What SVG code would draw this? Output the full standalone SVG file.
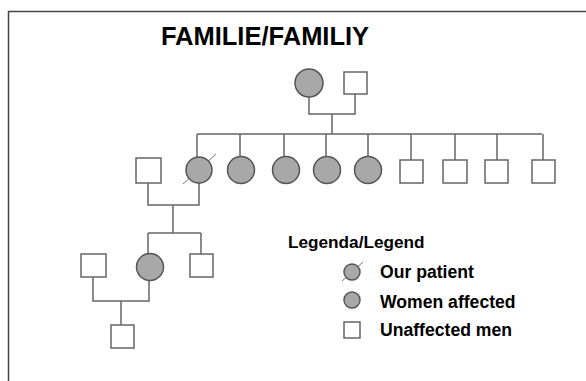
<svg xmlns="http://www.w3.org/2000/svg" width="586" height="381" viewBox="0 0 586 381">
<style>
.f{fill:#a8a8a8;stroke:#555;stroke-width:1.5}
.m{fill:#fff;stroke:#666;stroke-width:1.5}
.l{fill:none;stroke:#666;stroke-width:1.5}
.s{stroke:#777;stroke-width:1}
.t{font-family:"Liberation Sans",Arial,sans-serif;font-weight:bold;fill:#000}
</style>
<rect width="586" height="381" fill="#fff"/>
<path d="M8.5,381 V11.5 H586" fill="none" stroke="#444" stroke-width="1.5"/>
<text class="t" x="265" y="45" font-size="25.5" text-anchor="middle">FAMILIE/FAMILIY</text>
<g id="connectors">
<path class="l" d="M309,96 V114 H355 V94 M332,114 V134 M197,134 H542 M197,134 V157 M240,134 V157 M284,134 V157 M326,134 V157 M368,134 V157 M411,134 V160 M455,134 V160 M497,134 V160 M543,134 V160"/>
<path class="l" d="M148,183 V205 H199 V183 M173,205 V233 M148,233 H201 M148,233 V254 M201,233 V254"/>
<path class="l" d="M93,277 V301 H149 V280 M121,301 V325"/>
</g>
<g id="gp-mother"><circle class="f" cx="309" cy="83" r="14"/></g>
<g id="gp-father"><rect class="m" x="344" y="72" width="23" height="22"/></g>
<g id="spouse1"><rect class="m" x="136" y="158" width="25" height="25"/></g>
<g id="patient"><line class="s" x1="183" y1="184" x2="216" y2="154"/><circle class="f" cx="199" cy="170" r="13"/></g>
<g id="aunt1"><circle class="f" cx="241" cy="170" r="13.5"/></g>
<g id="aunt2"><circle class="f" cx="286" cy="170" r="13.5"/></g>
<g id="aunt3"><circle class="f" cx="327" cy="170" r="13.5"/></g>
<g id="aunt4"><circle class="f" cx="368" cy="170" r="13.5"/></g>
<g id="uncle1"><rect class="m" x="400" y="160" width="23" height="23"/></g>
<g id="uncle2"><rect class="m" x="443" y="160" width="24" height="23"/></g>
<g id="uncle3"><rect class="m" x="485" y="160" width="23" height="23"/></g>
<g id="uncle4"><rect class="m" x="532" y="160" width="23" height="23"/></g>
<g id="spouse2"><rect class="m" x="81" y="254" width="25" height="23"/></g>
<g id="daughter"><circle class="f" cx="150" cy="267" r="13.5"/></g>
<g id="son"><rect class="m" x="190" y="254" width="23" height="23"/></g>
<g id="grandson"><rect class="m" x="111" y="325" width="23" height="23"/></g>
<g id="legend">
<text class="t" x="288" y="248" font-size="17.2">Legenda/Legend</text>
<line class="s" x1="342" y1="281" x2="363" y2="262"/>
<circle class="f" cx="352" cy="272" r="8"/>
<text class="t" x="380" y="278" font-size="17.6">Our patient</text>
<circle class="f" cx="352" cy="300" r="8"/>
<text class="t" x="380" y="308" font-size="17.6">Women affected</text>
<rect class="m" x="344" y="322" width="16" height="16"/>
<text class="t" x="380" y="336" font-size="17.6">Unaffected men</text>
</g>
</svg>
※ ※ ※
Every line of the data above should be quoted exactly. Omit the pictures.

● **FINAL RESULT**
What SVG code would draw this? Output the full standalone SVG file.
<svg xmlns="http://www.w3.org/2000/svg" width="586" height="381" viewBox="0 0 586 381">
<style>
.f{fill:#a8a8a8;stroke:#555;stroke-width:1.5}
.m{fill:#fff;stroke:#666;stroke-width:1.5}
.l{fill:none;stroke:#666;stroke-width:1.5}
.s{stroke:#777;stroke-width:1}
.t{font-family:"Liberation Sans",Arial,sans-serif;font-weight:bold;fill:#000}
</style>
<rect width="586" height="381" fill="#fff"/>
<path d="M8.5,381 V11.5 H586" fill="none" stroke="#444" stroke-width="1.5"/>
<text class="t" x="265" y="45" font-size="25.5" text-anchor="middle">FAMILIE/FAMILIY</text>
<g id="connectors">
<path class="l" d="M309,96 V114 H355 V94 M332,114 V134 M197,134 H542 M197,134 V157 M240,134 V157 M284,134 V157 M326,134 V157 M368,134 V157 M411,134 V160 M455,134 V160 M497,134 V160 M543,134 V160"/>
<path class="l" d="M148,183 V205 H199 V183 M173,205 V233 M148,233 H201 M148,233 V254 M201,233 V254"/>
<path class="l" d="M93,277 V301 H149 V280 M121,301 V325"/>
</g>
<g id="gp-mother"><circle class="f" cx="309" cy="83" r="14"/></g>
<g id="gp-father"><rect class="m" x="344" y="72" width="23" height="22"/></g>
<g id="spouse1"><rect class="m" x="136" y="158" width="25" height="25"/></g>
<g id="patient"><line class="s" x1="183" y1="184" x2="216" y2="154"/><circle class="f" cx="199" cy="170" r="13"/></g>
<g id="aunt1"><circle class="f" cx="241" cy="170" r="13.5"/></g>
<g id="aunt2"><circle class="f" cx="286" cy="170" r="13.5"/></g>
<g id="aunt3"><circle class="f" cx="327" cy="170" r="13.5"/></g>
<g id="aunt4"><circle class="f" cx="368" cy="170" r="13.5"/></g>
<g id="uncle1"><rect class="m" x="400" y="160" width="23" height="23"/></g>
<g id="uncle2"><rect class="m" x="443" y="160" width="24" height="23"/></g>
<g id="uncle3"><rect class="m" x="485" y="160" width="23" height="23"/></g>
<g id="uncle4"><rect class="m" x="532" y="160" width="23" height="23"/></g>
<g id="spouse2"><rect class="m" x="81" y="254" width="25" height="23"/></g>
<g id="daughter"><circle class="f" cx="150" cy="267" r="13.5"/></g>
<g id="son"><rect class="m" x="190" y="254" width="23" height="23"/></g>
<g id="grandson"><rect class="m" x="111" y="325" width="23" height="23"/></g>
<g id="legend">
<text class="t" x="288" y="248" font-size="17.2">Legenda/Legend</text>
<line class="s" x1="342" y1="281" x2="363" y2="262"/>
<circle class="f" cx="352" cy="272" r="8"/>
<text class="t" x="380" y="278" font-size="17.6">Our patient</text>
<circle class="f" cx="352" cy="300" r="8"/>
<text class="t" x="380" y="308" font-size="17.6">Women affected</text>
<rect class="m" x="344" y="322" width="16" height="16"/>
<text class="t" x="380" y="336" font-size="17.6">Unaffected men</text>
</g>
</svg>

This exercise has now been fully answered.